%%

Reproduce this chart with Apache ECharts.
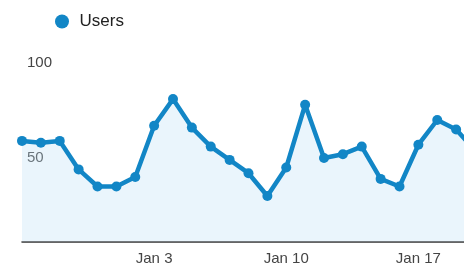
<!DOCTYPE html>
<html>
<head>
<meta charset="utf-8">
<script src="https://cdn.jsdelivr.net/npm/echarts@6/dist/echarts.min.js"></script>
<style>
  html, body { margin: 0; padding: 0; background: #fff; overflow: hidden; }
  /* the last day runs off the right edge, as in the cropped original */
  #users-chart { width: 475px; height: 268px; }
</style>
</head>
<body>
<div id="users-chart"></div>
<script>
const days = ['Dec 27', 'Dec 28', 'Dec 29', 'Dec 30', 'Dec 31', 'Jan 1', 'Jan 2',
  'Jan 3', 'Jan 4', 'Jan 5', 'Jan 6', 'Jan 7', 'Jan 8', 'Jan 9',
  'Jan 10', 'Jan 11', 'Jan 12', 'Jan 13', 'Jan 14', 'Jan 15', 'Jan 16',
  'Jan 17', 'Jan 18', 'Jan 19', 'Jan 20'];
const users = [59, 58, 59, 44, 35, 35, 40, 67, 81, 66, 56, 49, 42, 30,
  45, 78, 50, 52, 56, 39, 35, 57, 70, 65, 54];
const yTicks = [50, 100];

const chart = echarts.init(document.getElementById('users-chart'));
const blue = '#1286c6';

chart.setOption({
  animation: false,
  legend: {
    data: ['Users'],
    left: 50,
    top: 8,
    icon: 'circle',
    itemWidth: 25,
    itemHeight: 14,
    textStyle: { color: '#222', fontSize: 17, fontFamily: 'Liberation Sans, Arial' }
  },
  grid: { left: 22, right: 0, top: 25, bottom: 15 },
  xAxis: {
    type: 'category',
    data: days,
    boundaryGap: false,
    offset: -11,
    axisLine: { lineStyle: { color: '#333', width: 1.5 } },
    axisTick: { show: false },
    axisLabel: {
      interval: (i) => i > 0 && i % 7 === 0,
      color: '#444',
      fontSize: 15,
      margin: 9,
      fontFamily: 'Liberation Sans, Arial'
    }
  },
  yAxis: {
    type: 'value',
    min: 0,
    max: 120,
    interval: 50,
    axisLine: { show: false },
    axisTick: { show: false },
    splitLine: { show: false },
    axisLabel: {
      inside: true,
      margin: 5,
      color: '#444',
      fontSize: 15,
      fontFamily: 'Liberation Sans, Arial',
      formatter: (v) => (yTicks.includes(v) ? String(v) : '')
    }
  },
  series: [
    {
      name: 'Users',
      type: 'line',
      data: users,
      color: blue,
      symbol: 'circle',
      symbolSize: 10,
      lineStyle: { width: 4.5, color: blue },
      itemStyle: { color: blue },
      areaStyle: { color: 'rgba(190, 225, 245, 0.45)', origin: 6 }
    }
  ]
});
</script>
</body>
</html>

%%

*EXERCISE TASK*
Extract every line of the data exactly; pictures stay out.

*EXERCISE SOLUTION*
Reproduce this chart with Apache ECharts.
<!DOCTYPE html>
<html>
<head>
<meta charset="utf-8">
<script src="https://cdn.jsdelivr.net/npm/echarts@6/dist/echarts.min.js"></script>
<style>
  html, body { margin: 0; padding: 0; background: #fff; overflow: hidden; }
  /* the last day runs off the right edge, as in the cropped original */
  #users-chart { width: 475px; height: 268px; }
</style>
</head>
<body>
<div id="users-chart"></div>
<script>
const days = ['Dec 27', 'Dec 28', 'Dec 29', 'Dec 30', 'Dec 31', 'Jan 1', 'Jan 2',
  'Jan 3', 'Jan 4', 'Jan 5', 'Jan 6', 'Jan 7', 'Jan 8', 'Jan 9',
  'Jan 10', 'Jan 11', 'Jan 12', 'Jan 13', 'Jan 14', 'Jan 15', 'Jan 16',
  'Jan 17', 'Jan 18', 'Jan 19', 'Jan 20'];
const users = [59, 58, 59, 44, 35, 35, 40, 67, 81, 66, 56, 49, 42, 30,
  45, 78, 50, 52, 56, 39, 35, 57, 70, 65, 54];
const yTicks = [50, 100];

const chart = echarts.init(document.getElementById('users-chart'));
const blue = '#1286c6';

chart.setOption({
  animation: false,
  legend: {
    data: ['Users'],
    left: 50,
    top: 8,
    icon: 'circle',
    itemWidth: 25,
    itemHeight: 14,
    textStyle: { color: '#222', fontSize: 17, fontFamily: 'Liberation Sans, Arial' }
  },
  grid: { left: 22, right: 0, top: 25, bottom: 15 },
  xAxis: {
    type: 'category',
    data: days,
    boundaryGap: false,
    offset: -11,
    axisLine: { lineStyle: { color: '#333', width: 1.5 } },
    axisTick: { show: false },
    axisLabel: {
      interval: (i) => i > 0 && i % 7 === 0,
      color: '#444',
      fontSize: 15,
      margin: 9,
      fontFamily: 'Liberation Sans, Arial'
    }
  },
  yAxis: {
    type: 'value',
    min: 0,
    max: 120,
    interval: 50,
    axisLine: { show: false },
    axisTick: { show: false },
    splitLine: { show: false },
    axisLabel: {
      inside: true,
      margin: 5,
      color: '#444',
      fontSize: 15,
      fontFamily: 'Liberation Sans, Arial',
      formatter: (v) => (yTicks.includes(v) ? String(v) : '')
    }
  },
  series: [
    {
      name: 'Users',
      type: 'line',
      data: users,
      color: blue,
      symbol: 'circle',
      symbolSize: 10,
      lineStyle: { width: 4.5, color: blue },
      itemStyle: { color: blue },
      areaStyle: { color: 'rgba(190, 225, 245, 0.45)', origin: 6 }
    }
  ]
});
</script>
</body>
</html>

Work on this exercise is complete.